Tuesday, February 12, 2008

What's in a (domain) name?

Part my current process is figuring out some sort of moniker. Something to call what I'm doing. Personally, I'm not a name-generation wizard. If left to my own devices, I'd try 'Pantium' or pantalones.com, maybe even something as silly as boopboop.org.

Truth be told, boopboop.org is my current personal/family domain name. For those who don't know, it has more to do with syrup dropping on pancakes (boop-boop-boop). Tapatio hot sauce is 'man boopboop', Cholula is 'girl boopboop'. It has nothing to do with Betty Boop. I guess that's what you get when you let a 3 year-old pick your domain name. It stuck and I'm not giving it up.

So, what do you get when an adult picks the domain name? It isn't much better. woodward-inv.com, woodwardinvestment.com, woodwardinvestments.com? All boring, but a bit more grown up and representative of a legitimate business that I currently have that holds some investment property. It's the closest thing to a business that I have going now. OK, it is a business.

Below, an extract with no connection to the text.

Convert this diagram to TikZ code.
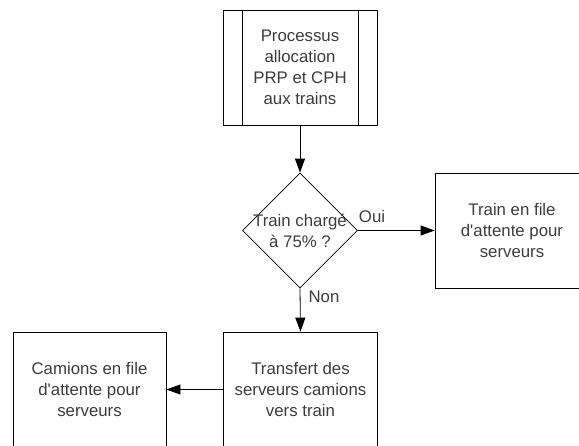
\documentclass[tikz,border=0pt]{standalone}
\usepackage{fontspec}
\setmainfont{Liberation Sans}
\usetikzlibrary{shapes.geometric,arrows.meta}
\definecolor{ink}{HTML}{3C3C3C}
\begin{document}
\begin{tikzpicture}[x=1pt,y=-1pt,
  font=\fontsize{16.8}{21}\selectfont,
  every node/.style={text=ink},
  box/.style={draw=black,line width=0.8pt,minimum width=154pt,minimum height=115pt,
    inner sep=0pt,align=center},
  choice/.style={draw=black,line width=0.8pt,shape=diamond,minimum width=115pt,
    minimum height=115pt,inner sep=0pt},
  flow/.style={draw=black,line width=0.8pt,-{Triangle[length=14pt,width=10pt]}},
  tag/.style={inner sep=0pt}]
\useasboundingbox (0,0) rectangle (579,445);
\clip (0,0) rectangle (579,445);

% predefined process (double-sided box)
\node[box] (proc) at (300,67.5) {Processus\\allocation\\PRP et CPH\\aux trains};
\draw[line width=0.8pt] ([xshift=20pt]proc.north west) -- ([xshift=20pt]proc.south west);
\draw[line width=0.8pt] ([xshift=-19pt]proc.north east) -- ([xshift=-19pt]proc.south east);

% decision
\node[choice] (dec) at (300,230.5) {};
\node[tag,align=center] (dectext) at (300,231) {Train chargé\\à 75\% ?};

% outcomes
\node[box] (queue) at (512,230.5) {Train en file\\d\textquotesingle attente pour\\serveurs};
\node[box] (transfer) at (300.5,389.5) {Transfert des\\serveurs camions\\vers train};
\node[box,minimum width=153pt] (trucks) at (89.5,389.5) {Camions en file\\d\textquotesingle attente pour\\serveurs};

% connectors
\draw[flow] (proc.south) -- (dec.north);
\draw[flow] (dec.east) -- (queue.west);
\draw[flow] (dec.south) -- (transfer.north);
\draw[flow] (transfer.west) -- (trucks.east);

% branch labels
\node[tag] (oui) at (372,216) {Oui};
\node[tag] (non) at (324,297) {Non};
\end{tikzpicture}
\end{document}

Photograph provided under Creative Commons license by Flickr user Eric in SF.

Perkins Coie Investment Panel Discussion

I attended a panel discussion on how to select investors for your startup the other day. I think I'm still a bit before that phase. Probably the most interesting thing about the morning is that the VCs are genuinely interested in hearing from you right away. I suppose I should have a good idea first.

It seemed like the key to beginning a relationship with the VC community is to use that opportunity to build a track record of success. Effectively state your next steps, your goals and metrics and demonstrate that you can meet the goals you set -- even if you're not asking for money.

What you get from your investors, other than money, is important too -- don't just sell yourself, check up on your investors and groups they've invested in in the past. You've got to live with the people you choose, and chances are at some point you'll be working in difficult circumstances with them. Pick people you can work with who add value to your company.

As if I'm some kind of expert...maybe some day?